Today, I was offered a promotion but for the same pay. Promotion... WTF?” FML


Today, I decided to clean my room, find a job and ask a girl on a date. I ended up playing computer games.” FML

This was familiar too:

Today, the ugliest girl in school walked by me and said "ewwww". FML

Maybe even this:

Today, I realized I spend way too much time on the computer. I grabbed the menu at the restaurant, glanced at the page, and tried to do CTRL+F to find seafood. Geek coming through!” FML

I could even be in the scenario like this.

I got a message saying that it’s over between us. I’m a b***ard for sleeping with lisa. I’m single. I don’t know who sent the message or who Lisa is.” FML.

The best thing I could relate to would be:

Today, I realized that my life is so boring that I could not think of a single thing to complain about.” FML

( The author of this blog needs to visit a site like this and read this on page number 70-something to realize his life is boring??????)

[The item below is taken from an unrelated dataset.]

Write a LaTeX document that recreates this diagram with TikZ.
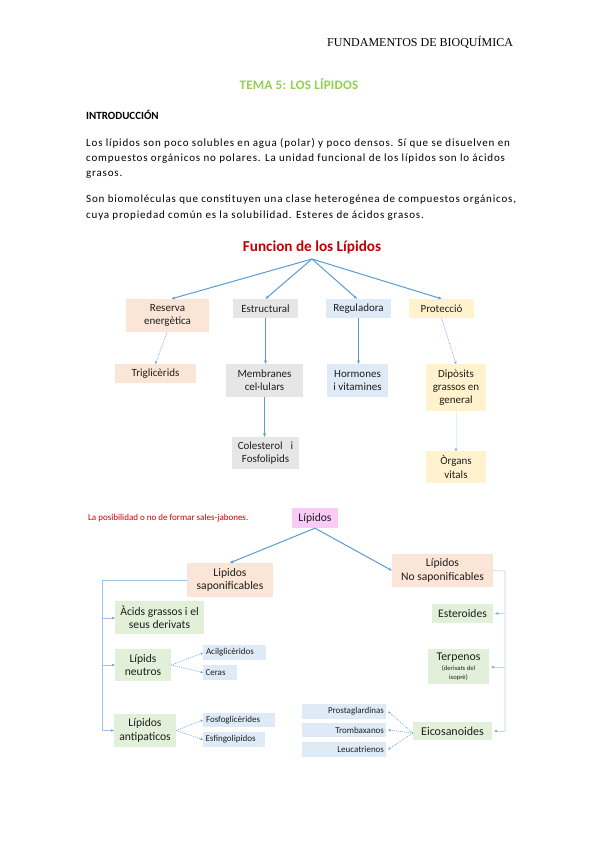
\documentclass[tikz,border=0pt]{standalone}
\usepackage{fontspec}
\setmainfont{Carlito}
\newfontfamily\timesf{Liberation Serif}
\usetikzlibrary{arrows.meta}
\definecolor{peach}{HTML}{FBE5D6}
\definecolor{grayb}{HTML}{E7E6E6}
\definecolor{blueb}{HTML}{DEEBF7}
\definecolor{yellowb}{HTML}{FFF2CC}
\definecolor{greenb}{HTML}{E2F0D9}
\definecolor{pinkb}{HTML}{FACBF6}
\definecolor{ablue}{HTML}{5B9BD5}
\definecolor{lblue}{HTML}{9DC3E6}
\definecolor{llblue}{HTML}{BDD7EE}
\definecolor{fblue}{HTML}{D6E6F5}
\definecolor{txt}{HTML}{1E1E1E}
\definecolor{titred}{HTML}{C00000}
\definecolor{sred}{HTML}{C80000}
\definecolor{tgreen}{HTML}{92D050}
\begin{document}
\begin{tikzpicture}[x=1pt,y=-1pt,
  bx/.style={rectangle, inner sep=0pt, align=center, text=txt},
  fa/.style={font=\fontsize{11}{13.3}\selectfont},
  fb/.style={font=\fontsize{11.6}{13.3}\selectfont},
  fc/.style={font=\fontsize{9}{10}\selectfont},
  para/.style={anchor=west, inner sep=0pt, font=\fontsize{11}{13}\selectfont\addfontfeature{LetterSpace=7.5}},
  arr/.style={draw=ablue, line width=1pt, -{Stealth[length=3.5pt,width=3pt]}},
  dotarr/.style={draw=ablue, line width=0.5pt, dash pattern=on 1pt off 1pt, -{Stealth[length=2.5pt,width=2.5pt]}},
  faintarr/.style={draw=fblue, line width=0.5pt, dash pattern=on 1pt off 1pt, -{Stealth[length=2.5pt,width=2.5pt,color=ablue]}},
  bline/.style={draw=lblue, line width=0.8pt},
  barr/.style={draw=lblue, line width=0.8pt, -{Stealth[length=3pt,width=2.5pt,color=ablue]}},
  rline/.style={draw=llblue, line width=0.6pt},
  rarr/.style={draw=llblue, line width=0.6pt, -{Stealth[length=3pt,width=2.5pt,color=ablue]}},
]
\useasboundingbox[fill=white] (0,0) rectangle (599,848);

% header and introduction
\node[anchor=west, inner sep=0pt, font=\timesf\fontsize{12}{13}\selectfont] (hdr) at (327,42) {FUNDAMENTOS DE BIOQUÍMICA};
\node[inner sep=0pt, text=tgreen, font=\bfseries\fontsize{13}{15}\selectfont\addfontfeature{LetterSpace=2}] (tema) at (299,84) {TEMA 5: LOS LÍPIDOS};
\node[anchor=west, inner sep=0pt, font=\bfseries\fontsize{11}{13}\selectfont] (intro) at (86,115) {INTRODUCCIÓN};
\node[para] (p1) at (86,143) {Los lípidos son poco solubles en agua (polar) y poco densos. Sí que se disuelven en};
\node[para] (p2) at (86,159) {compuestos orgánicos no polares. La unidad funcional de los lípidos son lo ácidos};
\node[para] (p3) at (86,175) {grasos.};
\node[para] (p4) at (86,200) {Son biomoléculas que constituyen una clase heterogénea de compuestos orgánicos,};
\node[para] (p5) at (86,216) {cuya propiedad común es la solubilidad. Esteres de ácidos grasos.};

% diagram 1
\node[inner sep=0pt, text=titred, font=\bfseries\fontsize{15.2}{17}\selectfont] (fun) at (312,247) {Funcion de los Lípidos};
\coordinate (hub) at (312,259);
\node[bx, fa, fill=peach, minimum width=83pt, minimum height=33pt] (res) at (167.5,315.5) {Reserva\\energètica};
\node[bx, fa, fill=grayb, minimum width=65pt, minimum height=19pt] (est) at (265.5,308.5) {Estructural};
\node[bx, fa, fill=blueb, minimum width=65pt, minimum height=19pt] (reg) at (358.5,308.5) {Reguladora};
\node[bx, fa, fill=yellowb, minimum width=65pt, minimum height=19pt] (pro) at (441.5,308.5) {Protecció};
\node[bx, fa, fill=peach, minimum width=81pt, minimum height=19pt] (tri) at (155.5,373.5) {Triglicèrids};
\node[bx, fa, fill=grayb, minimum width=77pt, minimum height=33pt] (mem) at (264.5,380.5) {Membranes\\cel·lulars};
\node[bx, fa, fill=blueb, minimum width=61pt, minimum height=33pt] (hor) at (357.5,380.5) {Hormones\\i vitamines};
\node[bx, fa, fill=yellowb, minimum width=60pt, minimum height=47pt] (dip) at (456,387.5) {Dipòsits\\grassos en\\general};
\node[bx, fa, fill=grayb, minimum width=67pt, minimum height=32pt] (col) at (265.5,453) {Colesterol\enspace\ i\\Fosfolipids};
\node[bx, fa, fill=yellowb, minimum width=60pt, minimum height=32pt] (org) at (456,467) {Òrgans\\vitals};

\draw[arr] (hub) -- ([xshift=4pt]res.north);
\draw[arr] (hub) -- (est.north);
\draw[arr] (hub) -- ([xshift=-1.5pt]reg.north);
\draw[arr] (hub) -- (pro.north);
\draw[dotarr] ([xshift=-0.5pt]res.south) -- (tri.north);
\draw[arr] (est.south) -- (est.south |- mem.north);
\draw[arr] (reg.south) -- (reg.south |- hor.north);
\draw[dotarr] (pro.south) -- (dip.north);
\draw[arr] (mem.south) -- (mem.south |- col.north);
\draw[faintarr] (dip.south) -- (org.north);

% diagram 2
\node[anchor=west, inner sep=0pt, text=sred, font=\fontsize{9}{10}\selectfont] (nota) at (88,518) {La posibilidad o no de formar sales-jabones.};
\node[bx, fb, fill=pinkb, minimum width=46pt, minimum height=20pt] (lip) at (315,518) {Lípidos};
\node[bx, fb, fill=peach, minimum width=86pt, minimum height=34pt] (sap) at (230,580) {Lipidos\\saponificables};
\node[bx, fb, fill=peach, minimum width=101pt, minimum height=33pt] (nosap) at (442.5,570.5) {Lípidos\\No saponificables};

\draw[arr] (lip.south) -- (sap.north);
\draw[arr] (lip.south) -- (nosap.west);

% left branch
\node[bx, fb, fill=greenb, minimum width=89pt, minimum height=33pt] (aci) at (159.5,617.5) {Àcids grassos i el\\seus derivats};
\node[bx, fb, fill=greenb, minimum width=56pt, minimum height=32pt] (neu) at (143,665) {Lípids\\neutros};
\node[bx, fb, fill=greenb, minimum width=62pt, minimum height=33pt] (anti) at (145,730.5) {Lípidos\\antipaticos};
\node[bx, fc, fill=blueb, minimum width=63pt, minimum height=15pt, text width=57pt, align=left] (acil) at (234.5,652.5) {Acilglicèridos};
\node[bx, fc, fill=blueb, minimum width=34pt, minimum height=15pt, text width=29pt, align=left] (cer) at (220,672.5) {Ceras};
\node[bx, fc, fill=blueb, minimum width=72pt, minimum height=14pt, text width=66pt, align=left] (fos) at (239,720) {Fosfoglicèrides};
\node[bx, fc, fill=blueb, minimum width=62pt, minimum height=15pt, text width=57pt, align=left] (esf) at (234,739.5) {Esfingolipidos};

\coordinate (lt) at (102,580);
\coordinate (la) at (102,618);
\coordinate (ln) at (102,665);
\coordinate (lz) at (102,730.5);
\draw[bline] (sap.west) -- (lt) -- (lz);
\draw[barr] (la) -- (la -| aci.west);
\draw[barr] (ln) -- (ln -| neu.west);
\draw[barr] (lz) -- (lz -| anti.west);
\draw[dotarr] (neu.east) -- ([yshift=-0.5pt]acil.west);
\draw[dotarr] (neu.east) -- (cer.west);
\draw[dotarr] (anti.east) -- (fos.west);
\draw[dotarr] (anti.east) -- (esf.west);

% right branch
\node[bx, fb, fill=greenb, minimum width=61pt, minimum height=19pt] (ste) at (462.5,613.5) {Esteroides};
\node[bx, fill=greenb, minimum width=61pt, minimum height=35pt] (ter) at (458.5,666.5) {{\fontsize{11.8}{12}\selectfont Terpenos}\\[-2pt]{\fontsize{6.6}{7}\selectfont (derivats del}\\[-2.5pt]{\fontsize{6.6}{7}\selectfont isoprè)}};
\node[bx, font=\fontsize{12}{13}\selectfont, fill=greenb, minimum width=79pt, minimum height=18pt] (eico) at (452.5,731) {Eicosanoides};
\node[bx, fc, fill=blueb, minimum width=84pt, minimum height=15pt, text width=80pt, align=right] (pros) at (344,711.5) {Prostaglardinas};
\node[bx, fc, fill=blueb, minimum width=84pt, minimum height=14pt, text width=80pt, align=right] (trom) at (344,730) {Trombaxanos};
\node[bx, fc, fill=blueb, minimum width=84pt, minimum height=15pt, text width=80pt, align=right] (leu) at (344,749.5) {Leucatrienos};

\coordinate (rt) at (505,571);
\coordinate (rs) at (505,613.5);
\coordinate (rp) at (505,667);
\coordinate (re) at (505,731);
\draw[rline] (nosap.east) -- (rt) -- (re);
\draw[rarr] (rs) -- ([xshift=2pt]rs -| ste.east);
\draw[rarr] (rp) -- ([xshift=2pt]rp -| ter.east);
\draw[rarr] (re) -- ([xshift=2pt]re -| eico.east);
\draw[dotarr] ([yshift=-2pt]eico.west) -- ([xshift=2pt]pros.east);
\draw[dotarr] ([yshift=-2pt]eico.west) -- ([xshift=2pt]trom.east);
\draw[dotarr] ([yshift=-2pt]eico.west) -- ([xshift=2pt]leu.east);
\end{tikzpicture}
\end{document}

But, obviously, somewhere, my friend automatically assumed I meant all the hilarious sex-jokes on this site. I nearly had a heart attack; friend spent the next 1 hour trying to say she was mistaken. I’m still not buying it. There had to be someplace from where she got the idea. It definitely wasn’t from me. I now question what rumors might be making the rounds about yours truly.

Hey, I think I got my own FML entry –

Today I shared this website with some friends and told them it was hilarious. One of them reverted calling me a pervert. Revert and pervert rhyme.”FML.

PS: I hope I don’t have to explain what FML stands for.